The off-design operations involve subcritical and supercritical modes. The normal shock inside the subsonic diffuser, as shown in Figure 6.42c, results in a lower total pressure recovery, as well as a potential boundary layer separation, engine face distortion. The lower total pressure recovery of this mode of operation is due to a stronger normal shock inside the duct than the shock at the throat. The method of calculation of the shock strength is identical to the supercritical mode of a normal shock inlet (see example problem solved). On the shock boundary layer interaction inside the duct, we may have to employ active or passive viscous flow control techniques, for example, boundary layer suction, vortex generators, and so on. We will address the flow control schemes that may be utilized to stabilize a boundary layer later in this chapter.

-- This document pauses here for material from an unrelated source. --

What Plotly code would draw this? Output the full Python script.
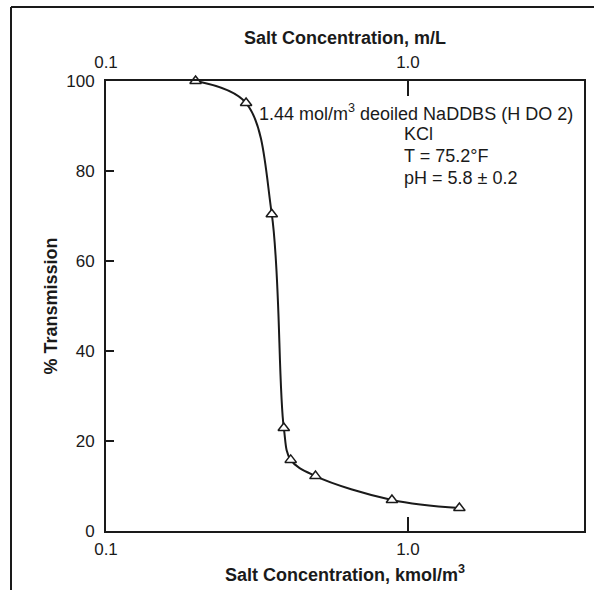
import plotly.graph_objects as go
import numpy as np

# Data
salt_conc = [0.198, 0.291, 0.354, 0.388, 0.409, 0.494, 0.885, 1.48]   # kmol/m^3
transmission = [100.0, 95.1, 70.4, 22.9, 15.8, 12.2, 6.9, 5.1]        # %

x_tick_vals = [0.1, 1.0]
x_tick_text = ["0.1", "1.0"]
y_tick_vals = [0, 20, 40, 60, 80, 100]

note_lines = ["1.44 mol/m<sup>3</sup> deoiled NaDDBS (H DO 2)", "KCl", "T = 75.2°F", "pH = 5.8 ± 0.2"]

W, H = 594, 590
L, R, T, B = 106, 10, 81, 59
pw, ph = W - L - R, H - T - B

def px_x(x):
    return (x - L) / pw

def px_y(y):
    return (H - B - y) / ph

FONT = "Liberation Sans, Arial, Helvetica, sans-serif"
INK = "#1a1a1a"

fig = go.Figure()
fig.add_trace(go.Scatter(
    x=salt_conc, y=transmission, mode="lines+markers",
    line=dict(color=INK, width=2, shape="spline", smoothing=1.0),
    marker=dict(symbol="triangle-up", size=10, color="white",
                line=dict(color=INK, width=1.5)),
    showlegend=False, cliponaxis=False,
))
# invisible trace for top axis
fig.add_trace(go.Scatter(x=salt_conc, y=transmission, xaxis="x2", mode="none",
                         showlegend=False, hoverinfo="skip"))

xr = [-1, 0.583]
fig.update_layout(
    width=W, height=H,
    margin=dict(l=L, r=R, t=T, b=B, autoexpand=False),
    paper_bgcolor="white", plot_bgcolor="white",
    font=dict(family=FONT, size=17, color=INK),
    xaxis=dict(type="log", range=xr, tickvals=x_tick_vals, ticktext=x_tick_text,
               ticks="inside", ticklen=14, tickwidth=2, tickcolor=INK,
               showline=True, linecolor=INK, linewidth=2, mirror=True,
               showgrid=False, zeroline=False, ticklabelstandoff=2,
               tickfont=dict(size=17), automargin=False,
               title=dict(text="<b>Salt Concentration, kmol/m<sup>3</sup></b>",
                          font=dict(size=18), standoff=10)),
    xaxis2=dict(type="log", range=xr, overlaying="x", side="top", anchor="y",
                tickvals=x_tick_vals, ticktext=x_tick_text,
                ticks="inside", ticklen=15, tickwidth=2, tickcolor=INK,
                showline=False, showgrid=False, zeroline=False,
                ticklabelstandoff=9, tickfont=dict(size=17), automargin=False,
                title=dict(text="<b>Salt Concentration, m/L</b>",
                           font=dict(size=18), standoff=3)),
    yaxis=dict(range=[0, 100], tickvals=y_tick_vals,
               ticks="inside", ticklen=8, tickwidth=2, tickcolor=INK,
               showline=True, linecolor=INK, linewidth=2, mirror=True,
               showgrid=False, zeroline=False, ticklabelstandoff=6,
               tickfont=dict(size=17), automargin=False,
               title=dict(text="<b>% Transmission</b>", font=dict(size=18), standoff=4)),
)

# annotation text block
ys = [112, 134, 156, 178]
xs = [257, 402, 402, 402]
for txt, xx, yy in zip(note_lines, xs, ys):
    fig.add_annotation(text=txt, xref="paper", yref="paper", x=px_x(xx), y=px_y(yy),
                       xanchor="left", yanchor="middle", showarrow=False,
                       font=dict(size=18, color=INK, family=FONT))

# outer figure frame (top and left lines)
fig.add_shape(type="line", xref="paper", yref="paper",
              x0=px_x(11), y0=px_y(7), x1=px_x(W + 2), y1=px_y(7),
              line=dict(color=INK, width=2))
fig.add_shape(type="line", xref="paper", yref="paper",
              x0=px_x(11), y0=px_y(7), x1=px_x(11), y1=px_y(H + 2),
              line=dict(color=INK, width=2))

fig.write_html("out.html")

With an increasing backpressure in the inlet, the normal shock is pushed out of the inlet lip and onto the external compression ramps. There are three major penalties associated with this mode of operation. One, the spillage drag increases significantly. Two, the intersecting shocks outside the inlet create a vortex sheet (shear layer), which creates a distortion at the engine face. Three, the normal shock on the ramp could separate the boundary layer and cause a large amplitude oscillatory flow pulsation, with high levels of distortion at the engine. This oscillatory flow is called Buzz instability and is worth a closer examination. The separated boundary layer of the ramps partially blocks the throat. To supply the engine with its desired flow rate, the blocked throat experiences fluid acceleration and hence the shock backpressure drops. This will cause the shock to be attracted to the inlet lip. However, at the inlet lip position, the engine is supplied with more flow than it needs; therefore, the shock is pushed back out onto the ramps. An oscillatory back and forth flow is now ensued. A complete Buzz instability cycle is shown in Figure 6.43.

It is customary to capture the overall performance of external compression inlets in a total pressure recovery graph versus mass flow ratio. A typical example is shown in Figure 6.44.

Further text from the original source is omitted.